Re: Gtk+ signal bug




Karl Nelson <kenelson@ece.ucdavis.edu> writes:

> > So, what you are saying is that connecting to ::destroy on an
> > unmanaged widget or doing anything in the default handler for destroy 
> > is just a poor idea, and to try to ameliorate the damage, you
> > disconnect all signals first before you call gtk_widget_destroy()?
> 
> Yes, that is about it.  I can't remove destroy entirely because 
> people often wish to connect a "when this window closes destroy
> the application."  My current solution is to have every dtor in
> the system call destroy first thing.  This causes it to work
> like gtk+ did the destroy.   However, for testing I have to check
> that even if we don't manage to destroy at that time, that
> if we get down the the object level we don't let any connections
> live.

How could you not manage to destroy?
 
[...]

> > (Me, I think that unmanaged widgets are just generally a poor idea;
> > and in fact, that allowing 'delete' at ALL is just inviting
> > 'delete this' problems.
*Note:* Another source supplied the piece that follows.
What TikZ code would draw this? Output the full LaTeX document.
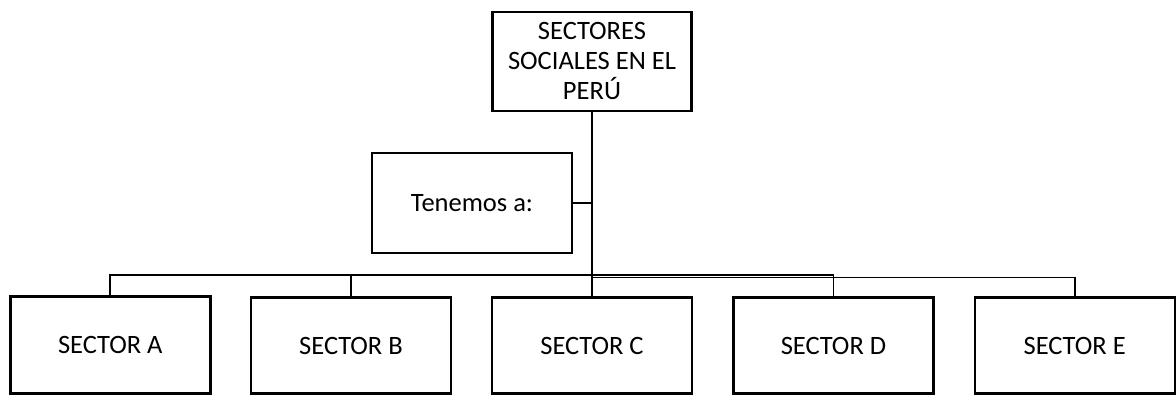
\documentclass[tikz,border=0pt]{standalone}
\usepackage{fontspec}
\setmainfont{Carlito}
\begin{document}
\begin{tikzpicture}[x=1pt,y=-1pt,
  box/.style={draw,line width=2.4pt,inner sep=0pt,outer sep=0pt,align=center,
    font=\fontsize{26.5}{30}\selectfont},
  conn/.style={line width=1.8pt}]
\useasboundingbox (0,0) rectangle (1176,395);
\node[box,minimum width=199pt,minimum height=99pt] (top) at (592,61.5)
  {SECTORES\\SOCIALES EN EL\\PERÚ};
\node[box,minimum width=200pt,minimum height=100pt] (ten) at (472,203) {Tenemos a:};
\node[box,minimum width=200pt,minimum height=97pt] (A) at (110.3,345) {SECTOR A};
\node[box,minimum width=200pt,minimum height=96pt] (B) at (351,345.5) {SECTOR B};
\node[box,minimum width=200pt,minimum height=96pt] (C) at (592,345.5) {SECTOR C};
\node[box,minimum width=200pt,minimum height=96pt] (D) at (833.5,345.5) {SECTOR D};
\node[box,minimum width=200pt,minimum height=96pt] (E) at (1074.7,345.5) {SECTOR E};
\coordinate (bus) at (592,275);
\coordinate (busr) at (592,277.5);
\draw[conn] (top.south) -- (C.north);
\draw[conn] (ten.east) -- (ten.east -| top.south);
\draw[conn] (bus) -| (A.north);
\draw[conn] (bus) -| (B.north);
\draw[conn] (bus) -| (D.north);
\draw[conn] (busr) -| (E.north);
\end{tikzpicture}
\end{document}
But anyways...)
> 
> Very true.  Unfortunately, you really can't prevent unmanaged
> objects and still be working with C++.   My perfered solution
> to "delete this;" is "manage(this)->destroy();".  In other words,
> surender the object and then tell it to destroy.  

> For managed
> objects destroy is queue til the idle.  Is there a better 
> way to queue such commands?

Not really, though the particular way you do it:

(Something like:

 g_idle_add_full (gtk_main_level(), ...)

IIRC) could use some improvement. I actually can't fathom
what this is supposed to do ... you should certainly offset
that as

 G_PRIORITY_HIGH + gtk_main_level() 
 G_PRIORITY_DEFAULT + gtk_main_level() 

or 

 G_PRIORITY_LOW + gtk_main_level() 


or something. But even then, I'm  lost. The effect of this is
that objects ->destroy()'ed in more deeply nested main loops get
destroyed after objects ->destroy()'ed in less deeply nested main loops.